Not to mention Deb Haaland the first Native American Women to hold any post let alone the secretary of the interior. If memory serves me well that position in the past used to carry some position of a certain heavy handedness over First Nations Peoples.

Owen Gray said...

The old prejudices are alive and well down there, zoombats.

Anonymous said...

Former GOPer Tom Nicols writes in the Atlantic that the GOP has become like the Soviet Breznyev-era Communist Party - disconnected from reality, cynical about its ideology, authoritarian, and controlled by a failing old man. In short, the party's on the verge of collapse. It would be nice if he were right, but I'm not so sure.

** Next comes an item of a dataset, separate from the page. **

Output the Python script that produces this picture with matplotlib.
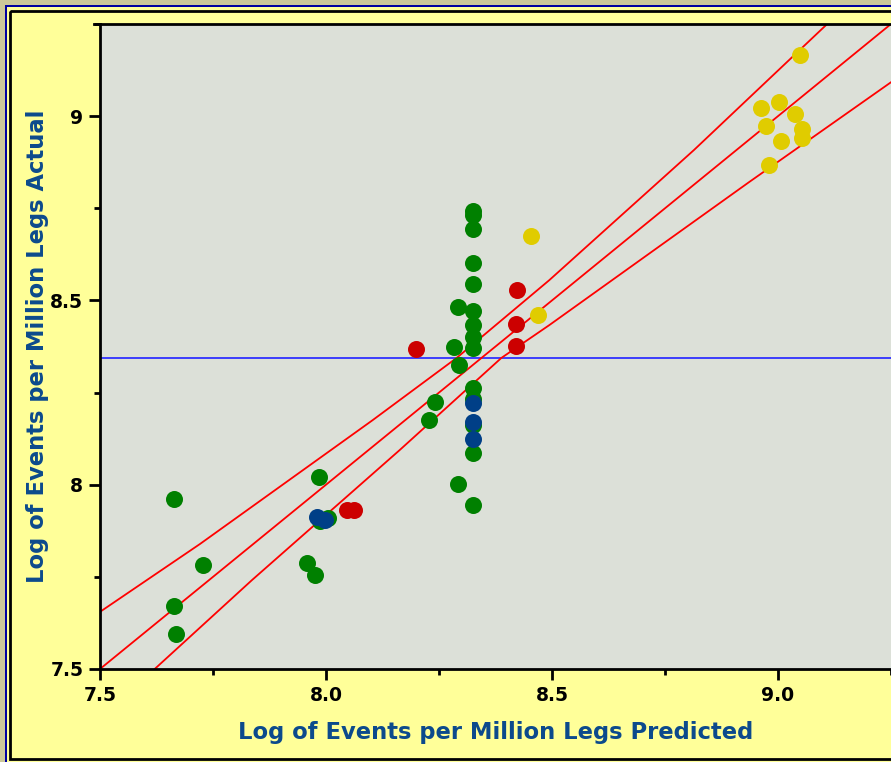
import matplotlib
matplotlib.use("Agg")
import matplotlib.pyplot as plt
from matplotlib.patches import Rectangle
from matplotlib.ticker import MultipleLocator

# Points, grouped by colour
green_x = [7.663, 7.728, 7.663, 7.668, 7.984, 7.959, 7.975, 7.986, 8.004,
           8.227, 8.242, 8.291, 8.326, 8.291, 8.284, 8.295,
           8.326, 8.326, 8.326, 8.326, 8.326, 8.326, 8.326, 8.326, 8.326,
           8.326, 8.326, 8.326, 8.326]
green_y = [7.961, 7.782, 7.671, 7.595, 8.021, 7.787, 7.755, 7.901, 7.910,
           8.175, 8.224, 8.002, 7.945, 8.482, 8.373, 8.325,
           8.742, 8.731, 8.693, 8.601, 8.544, 8.471, 8.433, 8.400, 8.371,
           8.262, 8.232, 8.162, 8.086]
blue_x = [7.979, 7.997, 8.326, 8.326, 8.326]
blue_y = [7.912, 7.904, 8.221, 8.170, 8.124]
red_x = [8.046, 8.063, 8.200, 8.423, 8.421, 8.421]
red_y = [7.931, 7.931, 8.368, 8.528, 8.436, 8.376]
yellow_x = [8.454, 8.470, 9.048, 8.962, 9.002, 9.037, 8.973, 9.053, 9.053, 9.007, 8.980]
yellow_y = [8.674, 8.460, 9.165, 9.022, 9.038, 9.005, 8.973, 8.965, 8.940, 8.932, 8.867]

# fit line and band curves
fit_x = [7.5, 9.25]
fit_y = [7.5, 9.25]
upper_x = [7.5, 7.721, 8.103, 8.289, 8.494, 8.814, 9.108, 9.25]
upper_y = [7.655, 7.839, 8.175, 8.344, 8.555, 8.908, 9.249, 9.41]
lower_x = [7.5, 7.621, 7.836, 8.163, 8.388, 8.494, 8.936, 9.25]
lower_y = [7.36, 7.5, 7.741, 8.094, 8.344, 8.433, 8.821, 9.092]
mean_y = 8.344

W, H = 891, 762
fig = plt.figure(figsize=(W / 100, H / 100), dpi=100)
fig.patch.set_facecolor("#ccc899")

# frame: blue line, yellow panel, black border
frame = fig.add_axes([0, 0, 1, 1], zorder=0)
frame.set_xlim(0, W)
frame.set_ylim(H, 0)
frame.axis("off")
frame.add_patch(Rectangle((5, 5), W, H, facecolor="#0000a0", edgecolor="none"))
frame.add_patch(Rectangle((7, 7), W, H, facecolor="#ffff99", edgecolor="none"))
frame.add_patch(Rectangle((10, 11), W, 748, facecolor="none", edgecolor="black", linewidth=2))
frame.plot([94, 100], [24, 24], color="black", linewidth=2)

ax = fig.add_axes([100 / W, 93 / H, 791 / W, 645 / H], zorder=2)
ax.set_facecolor("#dce0d8")

ax.axhline(mean_y, color="#3030ff", linewidth=1.3, zorder=2)
ax.plot(fit_x, fit_y, color="#ff0000", linewidth=1.3, zorder=2)
ax.plot(upper_x, upper_y, color="#ff0000", linewidth=1.3, zorder=2)
ax.plot(lower_x, lower_y, color="#ff0000", linewidth=1.3, zorder=2)

s = 150
ax.scatter(green_x, green_y, s=s, color="#008000", linewidths=0, zorder=3)
ax.scatter(blue_x, blue_y, s=s, color="#003f87", linewidths=0, zorder=3)
ax.scatter(red_x, red_y, s=s, color="#cc0000", linewidths=0, zorder=3)
ax.scatter(yellow_x, yellow_y, s=s, color="#e0cc00", linewidths=0, zorder=3)

ax.set_xlim(7.5, 9.25)
ax.set_ylim(7.5, 9.25)
ax.xaxis.set_minor_locator(MultipleLocator(0.25))
ax.yaxis.set_minor_locator(MultipleLocator(0.25))
ax.set_xticks([7.5, 8.0, 8.5, 9.0])
ax.set_xticklabels(["7.5", "8.0", "8.5", "9.0"])
ax.set_yticks([7.5, 8.0, 8.5, 9.0])
ax.set_yticklabels(["7.5", "8", "8.5", "9"])

ax.spines["right"].set_visible(False)
for sp in ["left", "bottom", "top"]:
    ax.spines[sp].set_linewidth(2)
ax.tick_params(which="major", length=8, width=2, labelsize=13.5, pad=4)
ax.tick_params(which="minor", length=4, width=2)
for lab in ax.get_xticklabels() + ax.get_yticklabels():
    lab.set_fontweight("bold")

lab_color = "#0c4a8c"
ax.set_xlabel("Log of Events per Million Legs Predicted", fontsize=16.3, fontweight="bold",
              color=lab_color, labelpad=12)
ax.set_ylabel("Log of Events per Million Legs Actual", fontsize=16.3, fontweight="bold",
              color=lab_color, labelpad=1)

fig.savefig("out.png", dpi=100, facecolor=fig.get_facecolor())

As it goes, the GOP's looking for people to blame and coming up with the usual suspects: racial minorities, women and the LGBT. It's the same bigoted ideology that was defeated in 1865 and 1945. The problem then and now is wealthy people who profit from social division. The ideology doesn't go away and it takes a wholesale loss of lives to beat it back into the shadows. The US is entering very dangerous times.

Cap

Owen Gray said...

I agree, Cap. The Republican Party is on the verge of collapse. But it will take lots of innocent people down with it.

jrkrideau said...

” When someone like Tanden is treated so differently — accusing her of disloyalty

I have read very little that was favourable about Tanden but the criticisms were basically the same as criticisms about many other candidates, that is, policy and performance based.

I have noticed that people in the USA are amazingly fast to call an opponent's loyalty into question and to attribute any and all evils to malignant FOREIGN plots and have been since roughly 1780(?). It often seems the default critique---sorry I don't remember the specific instances but this Harper's article The Paranoid Style in American Politics has some excellent examples. Ninety percent of the hysteria around Russiagate seems to be the same thing. Always blame a foreigner!

Many US commentators discussing the Confederate statues issue usually call the various Confederate generals and politicians "traitors" and do not seem to realize that this means that George Washington and Benjamin Franklin also qualify.

I noticed that Derek Sloan did the same thing when slandering Dr Theresa Tam. The Cons have been sinking badly since the days of Joe Clark or even Brian Mulroney.

Owen Gray said...

The Party of Joe Clark and Brian Mulroney was the PROGRESSIVE Conservative Party, jrk. When Harper seized the reigns they dumped the word progressive. That tells you who they are.